In the current heterogeneous cellular network (HCN), a small percentage of the mobile contents becomes highly popular, for a time period, and attracts frequent requests from many users, thus producing a large portion of the mobile data traffic in the network. Hence, proper management of such popular contents, e.g., deploying mobile data caching, based on content attributes, such as popularity, ephemerality or popularity span, and size has the potential for big network performance improvement.
Caching of popular content is considered an opportunistic technology used to ease content availability in 5G and beyond mobile networks. Caching such contents locally, at the cache-enabled radio access network edge, brings them closer to the user. We assume that popular content is cached at predefined points at the network edge, referred to as mobile helpers (MH), which also serve the user requests. This caching avoids recurrent fetching of contents from the backhaul network for each request and reduces traffic congestion and network response time which becomes even zero when the requested content is already cached at the user terminal (UT) itself. As a result, popular content caching has a significant role in achieving the expected quality of experience (QoE) to the user of the mobile network.
Popular content caching involves two main phases: content placement and content delivery. Several content transmission techniques have been proposed to enhance the efficiency of content placement and content delivery in the network, including channel coding, channel estimation, and limit resolution techniques.
Content Placement refers to storing the mobile contents from the content delivery network (CDN) or mobile backhaul network to the cache-enabled MHs at the mobile network edge, such as macrocell base stations (BS), microcell small base stations (SBS), and UTs.
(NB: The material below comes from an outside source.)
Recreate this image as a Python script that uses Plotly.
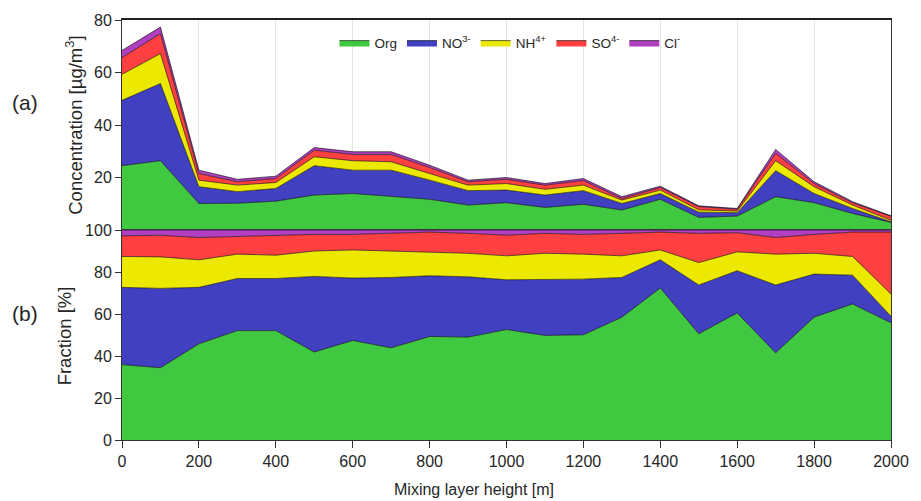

In this regard, several strategies have been proposed for optimizing content placement, from the point of view of both the information theory and physical layer management. An optimal content placement strategy enables the network to store the most popular and highly prioritized contents, as far as the cache size of the MH allows, so that users can be served from the cached contents. This placement scheme is done during the off-peak time period and is referred to as an off-line content placement. When the request is for a deadline-critical service, such as online streaming, content caching is immediately done as the request comes from the user; we will refer to such an immediate caching as online content placement. Having a prioritization strategy among the two placement cases leads to better backhaul congestion offloading. If the request comes from the caching device itself, then no extra caching is needed.
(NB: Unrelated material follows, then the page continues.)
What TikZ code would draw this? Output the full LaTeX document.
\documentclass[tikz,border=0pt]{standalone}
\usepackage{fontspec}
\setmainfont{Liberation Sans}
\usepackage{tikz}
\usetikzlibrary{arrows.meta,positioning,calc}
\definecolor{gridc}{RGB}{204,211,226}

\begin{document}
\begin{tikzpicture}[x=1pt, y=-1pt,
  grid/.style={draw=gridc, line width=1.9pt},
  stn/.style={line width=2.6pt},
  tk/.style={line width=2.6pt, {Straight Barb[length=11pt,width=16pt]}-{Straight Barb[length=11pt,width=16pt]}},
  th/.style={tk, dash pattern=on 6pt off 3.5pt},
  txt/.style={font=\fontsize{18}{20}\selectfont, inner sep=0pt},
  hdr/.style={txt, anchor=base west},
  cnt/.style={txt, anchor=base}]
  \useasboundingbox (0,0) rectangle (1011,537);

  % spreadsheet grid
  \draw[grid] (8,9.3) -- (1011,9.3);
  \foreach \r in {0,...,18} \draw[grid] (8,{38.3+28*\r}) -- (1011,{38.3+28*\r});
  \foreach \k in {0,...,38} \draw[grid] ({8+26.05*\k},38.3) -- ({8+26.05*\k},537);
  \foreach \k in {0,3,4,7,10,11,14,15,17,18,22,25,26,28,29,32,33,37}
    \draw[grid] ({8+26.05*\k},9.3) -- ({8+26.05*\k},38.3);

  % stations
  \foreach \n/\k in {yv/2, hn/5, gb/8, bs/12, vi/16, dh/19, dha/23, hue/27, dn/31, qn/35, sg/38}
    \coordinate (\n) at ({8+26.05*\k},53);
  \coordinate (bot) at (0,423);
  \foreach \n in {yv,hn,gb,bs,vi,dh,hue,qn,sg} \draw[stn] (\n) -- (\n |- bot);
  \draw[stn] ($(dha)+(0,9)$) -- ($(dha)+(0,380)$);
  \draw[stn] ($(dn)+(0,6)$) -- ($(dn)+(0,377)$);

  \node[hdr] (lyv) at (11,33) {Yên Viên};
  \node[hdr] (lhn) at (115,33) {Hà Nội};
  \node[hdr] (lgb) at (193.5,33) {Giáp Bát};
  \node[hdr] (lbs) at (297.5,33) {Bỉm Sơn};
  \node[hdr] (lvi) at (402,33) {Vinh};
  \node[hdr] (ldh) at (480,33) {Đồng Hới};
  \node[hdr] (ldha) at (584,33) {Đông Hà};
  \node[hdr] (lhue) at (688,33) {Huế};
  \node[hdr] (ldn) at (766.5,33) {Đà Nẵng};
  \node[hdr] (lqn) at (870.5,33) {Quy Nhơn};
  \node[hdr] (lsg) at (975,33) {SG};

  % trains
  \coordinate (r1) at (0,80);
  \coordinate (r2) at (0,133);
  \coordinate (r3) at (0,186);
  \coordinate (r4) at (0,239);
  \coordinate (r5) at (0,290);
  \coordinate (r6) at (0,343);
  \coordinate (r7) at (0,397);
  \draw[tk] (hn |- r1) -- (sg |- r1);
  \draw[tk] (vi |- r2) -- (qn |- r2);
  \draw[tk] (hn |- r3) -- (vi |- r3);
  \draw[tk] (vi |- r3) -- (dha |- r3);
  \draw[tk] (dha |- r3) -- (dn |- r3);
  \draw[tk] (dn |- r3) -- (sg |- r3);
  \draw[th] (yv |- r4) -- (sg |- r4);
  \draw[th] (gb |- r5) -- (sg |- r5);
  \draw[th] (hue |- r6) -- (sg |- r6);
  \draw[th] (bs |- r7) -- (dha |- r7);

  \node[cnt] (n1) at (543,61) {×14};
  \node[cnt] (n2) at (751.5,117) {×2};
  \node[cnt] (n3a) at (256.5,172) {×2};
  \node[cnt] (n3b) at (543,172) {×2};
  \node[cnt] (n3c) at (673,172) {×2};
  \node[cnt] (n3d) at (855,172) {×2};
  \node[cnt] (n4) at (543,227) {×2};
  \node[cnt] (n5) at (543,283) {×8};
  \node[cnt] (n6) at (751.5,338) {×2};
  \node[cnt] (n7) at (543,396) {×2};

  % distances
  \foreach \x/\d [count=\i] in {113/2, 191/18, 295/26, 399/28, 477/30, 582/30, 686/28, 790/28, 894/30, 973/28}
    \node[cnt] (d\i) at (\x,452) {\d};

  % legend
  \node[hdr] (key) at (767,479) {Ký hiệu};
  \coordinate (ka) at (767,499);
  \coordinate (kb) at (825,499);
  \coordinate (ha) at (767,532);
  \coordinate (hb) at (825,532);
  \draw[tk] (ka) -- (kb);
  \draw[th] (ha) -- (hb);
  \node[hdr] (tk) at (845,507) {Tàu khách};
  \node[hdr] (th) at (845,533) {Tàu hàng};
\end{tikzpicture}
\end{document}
Content Delivery refers to transferring the required content from the MH to the UT (i.e., the effective decoding of popular contents at the UT). As the request is created, the content is served immediately if it is already cached in the UT’s own library; otherwise, the content is fetched from the appropriate MH library and is delivered to the UT. The content delivery, hence, depends on transmission media related factors and the efficiency of information decoding algorithms.
The design of content caching techniques should consider several factors, including the spatial flexibility of contents and UTs, the ephemerality of content popularity, the correlation of requests, the priority level of the requests, and user security. In addition, due to the limited storage capacity, a real-time updating strategy is required to keep only relevant contents in the cache library.
Fortunately, the advances in memory technology, i.e., caching capacity of current end-user devices, renders the proposed caching techniques practical in the emerging 5G mobile networks. The network performance improvement attained by the proposed caching techniques can be further enhanced by the deployment of complementary advanced techniques, such as device-to-device (D2D) communication, network clustering, cooperative and coordinated caching transmission medium control, and coded information transmission. In SPOTLIGHT, the research work on content caching focuses on the development of caching strategies with increased content delivery efficiency.